§ DATASET EXTRACT
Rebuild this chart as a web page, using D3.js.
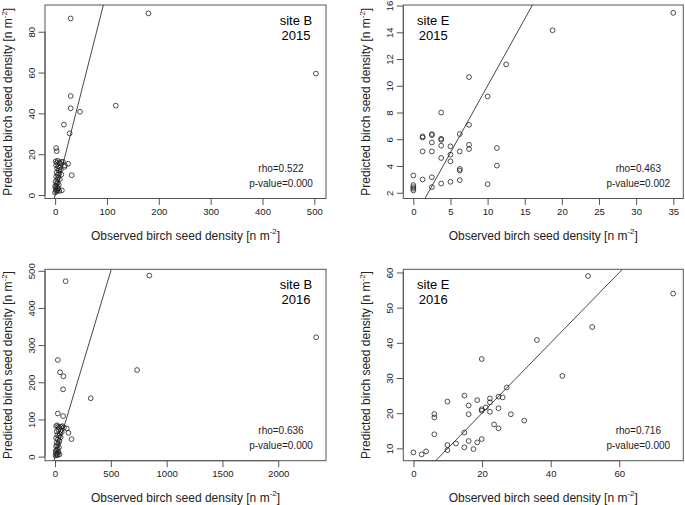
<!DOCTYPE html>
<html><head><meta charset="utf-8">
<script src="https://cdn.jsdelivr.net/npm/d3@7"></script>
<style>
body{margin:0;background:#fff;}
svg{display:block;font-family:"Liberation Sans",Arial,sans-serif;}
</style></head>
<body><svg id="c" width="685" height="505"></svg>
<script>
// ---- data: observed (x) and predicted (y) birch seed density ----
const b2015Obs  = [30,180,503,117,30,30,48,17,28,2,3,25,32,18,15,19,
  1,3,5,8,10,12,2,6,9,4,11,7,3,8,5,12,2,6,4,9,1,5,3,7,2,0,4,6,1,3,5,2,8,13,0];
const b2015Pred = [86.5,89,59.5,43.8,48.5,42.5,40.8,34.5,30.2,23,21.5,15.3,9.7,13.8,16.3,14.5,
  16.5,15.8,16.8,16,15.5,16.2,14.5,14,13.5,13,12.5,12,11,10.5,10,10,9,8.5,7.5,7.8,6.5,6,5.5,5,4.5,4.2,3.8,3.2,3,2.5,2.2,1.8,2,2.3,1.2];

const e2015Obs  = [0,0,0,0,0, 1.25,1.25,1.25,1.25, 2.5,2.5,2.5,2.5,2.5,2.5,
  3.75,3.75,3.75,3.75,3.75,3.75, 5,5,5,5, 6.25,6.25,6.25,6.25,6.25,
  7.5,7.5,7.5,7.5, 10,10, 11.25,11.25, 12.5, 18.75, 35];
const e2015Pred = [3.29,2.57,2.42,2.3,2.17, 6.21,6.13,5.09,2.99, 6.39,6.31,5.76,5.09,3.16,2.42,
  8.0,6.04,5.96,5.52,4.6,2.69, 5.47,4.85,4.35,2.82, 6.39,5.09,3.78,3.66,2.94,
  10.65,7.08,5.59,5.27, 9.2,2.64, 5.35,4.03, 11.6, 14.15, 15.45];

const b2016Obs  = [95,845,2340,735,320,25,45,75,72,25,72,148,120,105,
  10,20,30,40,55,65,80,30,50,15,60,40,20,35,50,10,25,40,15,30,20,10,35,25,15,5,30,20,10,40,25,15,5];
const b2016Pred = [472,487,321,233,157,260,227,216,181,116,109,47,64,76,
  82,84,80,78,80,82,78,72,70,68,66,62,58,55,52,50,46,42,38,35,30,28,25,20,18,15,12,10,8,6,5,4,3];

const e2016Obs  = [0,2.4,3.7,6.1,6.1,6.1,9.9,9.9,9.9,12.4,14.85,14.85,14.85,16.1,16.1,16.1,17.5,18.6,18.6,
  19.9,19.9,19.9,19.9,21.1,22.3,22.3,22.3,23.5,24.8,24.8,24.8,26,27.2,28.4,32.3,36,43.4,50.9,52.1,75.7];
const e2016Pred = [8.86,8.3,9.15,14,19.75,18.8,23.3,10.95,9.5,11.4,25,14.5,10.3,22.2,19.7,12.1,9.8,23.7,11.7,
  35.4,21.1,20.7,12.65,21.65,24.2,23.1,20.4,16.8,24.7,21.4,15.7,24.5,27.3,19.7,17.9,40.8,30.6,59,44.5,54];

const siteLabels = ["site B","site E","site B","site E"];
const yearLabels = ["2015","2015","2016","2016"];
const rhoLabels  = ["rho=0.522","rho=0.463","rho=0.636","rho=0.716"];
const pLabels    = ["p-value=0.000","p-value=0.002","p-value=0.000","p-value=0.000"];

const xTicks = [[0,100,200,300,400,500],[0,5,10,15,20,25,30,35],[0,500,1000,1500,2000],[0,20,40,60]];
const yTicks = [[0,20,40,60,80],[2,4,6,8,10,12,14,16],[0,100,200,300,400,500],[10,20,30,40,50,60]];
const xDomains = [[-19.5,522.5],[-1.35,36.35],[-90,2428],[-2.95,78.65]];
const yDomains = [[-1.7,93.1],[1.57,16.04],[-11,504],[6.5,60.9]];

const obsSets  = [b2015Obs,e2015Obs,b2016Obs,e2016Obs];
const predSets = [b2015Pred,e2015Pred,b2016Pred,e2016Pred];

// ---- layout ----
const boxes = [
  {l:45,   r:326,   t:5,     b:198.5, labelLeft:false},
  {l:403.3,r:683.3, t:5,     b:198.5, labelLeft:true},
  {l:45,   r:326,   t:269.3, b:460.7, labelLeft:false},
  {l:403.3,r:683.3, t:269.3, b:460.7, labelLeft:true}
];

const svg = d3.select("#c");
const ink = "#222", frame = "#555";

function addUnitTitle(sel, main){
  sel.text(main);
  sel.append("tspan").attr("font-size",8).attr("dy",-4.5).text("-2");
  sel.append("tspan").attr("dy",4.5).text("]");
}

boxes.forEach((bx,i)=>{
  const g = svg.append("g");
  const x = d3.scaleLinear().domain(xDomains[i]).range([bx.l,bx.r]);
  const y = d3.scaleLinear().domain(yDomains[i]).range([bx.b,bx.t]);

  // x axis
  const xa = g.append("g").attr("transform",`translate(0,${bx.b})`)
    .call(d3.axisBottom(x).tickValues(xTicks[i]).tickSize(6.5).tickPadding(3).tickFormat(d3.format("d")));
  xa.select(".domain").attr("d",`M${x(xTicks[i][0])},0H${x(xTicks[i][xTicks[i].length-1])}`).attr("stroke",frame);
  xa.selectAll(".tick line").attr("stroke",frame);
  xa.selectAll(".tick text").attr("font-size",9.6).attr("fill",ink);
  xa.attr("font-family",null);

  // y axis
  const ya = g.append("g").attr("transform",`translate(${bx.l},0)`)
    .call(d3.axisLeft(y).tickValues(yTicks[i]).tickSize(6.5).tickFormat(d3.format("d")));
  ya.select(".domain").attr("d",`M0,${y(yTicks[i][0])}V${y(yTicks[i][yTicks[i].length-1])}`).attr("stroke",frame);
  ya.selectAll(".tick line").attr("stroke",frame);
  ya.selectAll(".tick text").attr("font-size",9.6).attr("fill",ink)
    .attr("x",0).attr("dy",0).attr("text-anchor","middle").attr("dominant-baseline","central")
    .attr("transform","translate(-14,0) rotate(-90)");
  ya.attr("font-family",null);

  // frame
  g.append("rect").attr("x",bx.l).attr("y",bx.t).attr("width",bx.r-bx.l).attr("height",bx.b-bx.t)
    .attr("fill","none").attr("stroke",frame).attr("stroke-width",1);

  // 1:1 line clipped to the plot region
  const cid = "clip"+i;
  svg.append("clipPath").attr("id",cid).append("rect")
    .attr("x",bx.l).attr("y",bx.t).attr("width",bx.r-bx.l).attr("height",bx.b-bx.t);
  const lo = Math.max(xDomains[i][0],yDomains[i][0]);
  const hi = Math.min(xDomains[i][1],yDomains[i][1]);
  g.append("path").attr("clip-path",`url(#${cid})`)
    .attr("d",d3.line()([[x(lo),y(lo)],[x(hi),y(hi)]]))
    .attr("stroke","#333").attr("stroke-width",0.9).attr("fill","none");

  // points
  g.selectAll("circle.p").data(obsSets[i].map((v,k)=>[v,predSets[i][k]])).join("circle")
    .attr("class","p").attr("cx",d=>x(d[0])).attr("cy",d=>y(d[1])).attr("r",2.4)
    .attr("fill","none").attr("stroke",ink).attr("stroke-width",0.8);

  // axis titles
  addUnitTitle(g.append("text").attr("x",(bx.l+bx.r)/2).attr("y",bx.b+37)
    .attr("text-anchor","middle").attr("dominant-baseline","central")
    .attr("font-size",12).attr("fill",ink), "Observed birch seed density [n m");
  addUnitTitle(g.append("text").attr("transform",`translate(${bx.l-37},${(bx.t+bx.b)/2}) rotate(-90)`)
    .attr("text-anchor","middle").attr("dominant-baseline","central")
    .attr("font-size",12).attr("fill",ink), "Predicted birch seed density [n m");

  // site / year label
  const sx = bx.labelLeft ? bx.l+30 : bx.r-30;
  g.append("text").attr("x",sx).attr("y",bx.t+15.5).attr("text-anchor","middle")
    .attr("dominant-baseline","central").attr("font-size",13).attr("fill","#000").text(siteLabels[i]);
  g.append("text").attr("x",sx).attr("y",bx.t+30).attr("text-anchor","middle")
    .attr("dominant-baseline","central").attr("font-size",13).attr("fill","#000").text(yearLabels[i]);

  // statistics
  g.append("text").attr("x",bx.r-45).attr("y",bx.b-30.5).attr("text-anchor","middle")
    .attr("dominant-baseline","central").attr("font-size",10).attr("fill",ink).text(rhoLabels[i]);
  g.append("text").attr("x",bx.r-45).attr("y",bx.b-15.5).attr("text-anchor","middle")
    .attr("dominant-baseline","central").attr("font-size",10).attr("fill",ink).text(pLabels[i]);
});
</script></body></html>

§ REQUIREMENT
Begin at the first line of the data above and repeat each line exactly, stopping after the line containing "10.65,7.08,5.59,5.27, 9.2,2.64, 5.35,4.03, 11.6, 14.15, 15.45];". Omit the pictures.

§ EXPECTED ANSWER
Rebuild this chart as a web page, using D3.js.
<!DOCTYPE html>
<html><head><meta charset="utf-8">
<script src="https://cdn.jsdelivr.net/npm/d3@7"></script>
<style>
body{margin:0;background:#fff;}
svg{display:block;font-family:"Liberation Sans",Arial,sans-serif;}
</style></head>
<body><svg id="c" width="685" height="505"></svg>
<script>
// ---- data: observed (x) and predicted (y) birch seed density ----
const b2015Obs  = [30,180,503,117,30,30,48,17,28,2,3,25,32,18,15,19,
  1,3,5,8,10,12,2,6,9,4,11,7,3,8,5,12,2,6,4,9,1,5,3,7,2,0,4,6,1,3,5,2,8,13,0];
const b2015Pred = [86.5,89,59.5,43.8,48.5,42.5,40.8,34.5,30.2,23,21.5,15.3,9.7,13.8,16.3,14.5,
  16.5,15.8,16.8,16,15.5,16.2,14.5,14,13.5,13,12.5,12,11,10.5,10,10,9,8.5,7.5,7.8,6.5,6,5.5,5,4.5,4.2,3.8,3.2,3,2.5,2.2,1.8,2,2.3,1.2];

const e2015Obs  = [0,0,0,0,0, 1.25,1.25,1.25,1.25, 2.5,2.5,2.5,2.5,2.5,2.5,
  3.75,3.75,3.75,3.75,3.75,3.75, 5,5,5,5, 6.25,6.25,6.25,6.25,6.25,
  7.5,7.5,7.5,7.5, 10,10, 11.25,11.25, 12.5, 18.75, 35];
const e2015Pred = [3.29,2.57,2.42,2.3,2.17, 6.21,6.13,5.09,2.99, 6.39,6.31,5.76,5.09,3.16,2.42,
  8.0,6.04,5.96,5.52,4.6,2.69, 5.47,4.85,4.35,2.82, 6.39,5.09,3.78,3.66,2.94,
  10.65,7.08,5.59,5.27, 9.2,2.64, 5.35,4.03, 11.6, 14.15, 15.45];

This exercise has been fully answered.